My mother's name is there: Sprinca Tadanier. Or is it my mother? The birthday listed is in July--that's correct. But it's the wrong date. Then again, I tell myself, my mother could never recall her exact birtdday. Birthdays in Poland, she would tell me, weren't monumental events.
My eye returns to her name. Sprinca Sara. I feel a stab of disappointment. "My mother didn't have a middle name," I tell Y. "This isn't Mommy," I say to my brother.
"The Nazis called all Jewish women Sara," Y tells us. "And all Jewish men, Israel."
So this is my mother. I scan the page and find other Tadaniers. My uncle in Israel. An aunt and uncle who were killed and whose photos I have never seen. Some names I don't recognize, and some aren't listed.
We enter the Mishnayas shul, beautifully restored, though now empty except as artifact. Then we watch a video of survivors, all from Oswiecim, and are surprised to see a family photo of my father with his parents and grandparents and his extended family. We learn from the pleasant, non-Jewish curator that a copy of the photo was donated by my father's cousin, who also lived in Oswiecim. I find my cousin's name and others of his family listed in the book, too.
"Are there any Jews in Oswiecim?" we ask Y again.
"Two," he replies. "Jesus and his mother."

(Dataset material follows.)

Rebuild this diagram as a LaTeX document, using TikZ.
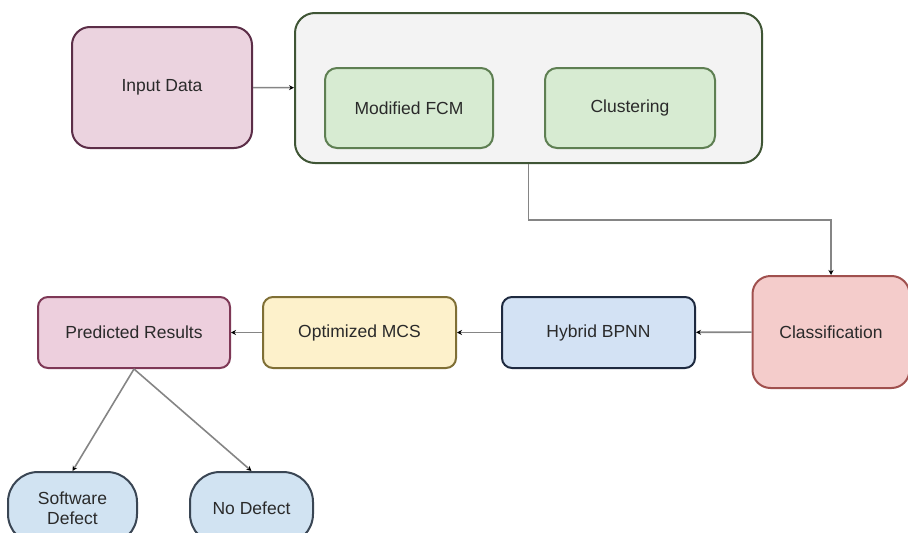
\documentclass[tikz,border=0pt]{standalone}
\usepackage{fontspec}
\setmainfont{Liberation Sans}
\usetikzlibrary{arrows.meta}
\definecolor{inFill}{HTML}{EBD3DF}\definecolor{inLine}{HTML}{5C2E48}
\definecolor{mainFill}{HTML}{F3F3F3}\definecolor{mainLine}{HTML}{3F5535}
\definecolor{grFill}{HTML}{D7EBD2}\definecolor{grLine}{HTML}{5E7F52}
\definecolor{clFill}{HTML}{F4CCCB}\definecolor{clLine}{HTML}{A0504E}
\definecolor{hyFill}{HTML}{D3E2F4}\definecolor{hyLine}{HTML}{1E2A40}
\definecolor{mcFill}{HTML}{FDF1CB}\definecolor{mcLine}{HTML}{7F6F35}
\definecolor{prFill}{HTML}{EDCFDD}\definecolor{prLine}{HTML}{7E3856}
\definecolor{piFill}{HTML}{D1E3F2}\definecolor{piLine}{HTML}{3A4654}
\definecolor{txt}{HTML}{2A2A2A}
\definecolor{conn}{HTML}{858585}
\tikzset{
  box/.style={draw, line width=2pt, rounded corners=12pt, inner sep=0pt, align=center,
    text=txt, font=\fontsize{17.5}{20}\selectfont},
  conn/.style={draw=conn, line width=1.6pt, -{Stealth[length=5pt,width=5pt,black]}},
}
\begin{document}
\begin{tikzpicture}[x=1pt,y=-1pt]
\useasboundingbox (0,0) rectangle (908,533);
\node[box, fill=mainFill, draw=mainLine, rounded corners=20pt, minimum width=467pt, minimum height=150pt] (main) at (528.5,88) {};
\node[box, fill=inFill, draw=inLine, rounded corners=18pt, minimum width=180pt, minimum height=121pt] (input) at (162,87.5) {Input Data};
\node[box, fill=grFill, draw=grLine, minimum width=168pt, minimum height=80pt] (fcm) at (409,108) {Modified FCM};
\node[box, fill=grFill, draw=grLine, minimum width=170pt, minimum height=80pt] (clus) at (630,108) {Clustering};
\node[box, fill=clFill, draw=clLine, rounded corners=18pt, minimum width=157pt, minimum height=112pt] (class) at (831,332) {Classification};
\node[box, fill=hyFill, draw=hyLine, rounded corners=10pt, minimum width=193pt, minimum height=71pt] (hybrid) at (598.5,332.5) {Hybrid BPNN};
\node[box, fill=mcFill, draw=mcLine, rounded corners=10pt, minimum width=193pt, minimum height=71pt] (mcs) at (359.5,332.5) {Optimized MCS};
\node[box, fill=prFill, draw=prLine, rounded corners=10pt, minimum width=192pt, minimum height=71pt] (pred) at (134,332.5) {Predicted Results};
\node[box, fill=piFill, draw=piLine, rounded corners=30pt, minimum width=129pt, minimum height=72pt] (sw) at (72.5,508) {Software\\Defect};
\node[box, fill=piFill, draw=piLine, rounded corners=30pt, minimum width=123pt, minimum height=72pt] (nod) at (251.5,508) {No Defect};
\coordinate (turn) at (831,220);
\draw[conn] (input) -- (main);
\draw[conn] (main.south) |- (turn) -- (class.north);
\draw[conn] (class) -- (hybrid);
\draw[conn] (hybrid) -- (mcs);
\draw[conn] (mcs) -- (pred);
\draw[conn] (pred.south) -- (sw.north);
\draw[conn] (pred.south) -- (nod.north);
\end{tikzpicture}
\end{document}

From the Mishnayos Shul Y drives us to the main Jewish cemetery, which is situate along a wide street. Y unlocks the gate and we enter. This cemetery is much larger than the one in Trzeninia and is filled with beautiful old trees. The trees, and the sun peeking through them, add serenity that is marred by rows of headstones--those that have't been destroyed by the Nazis-- that lean with Gothic eeriness toward each other. My uncle had told us that one of his aunts was buried here. We search in vain for her tombstone and say a "K'el Moleh Rachamim" before we leave and lock the gates.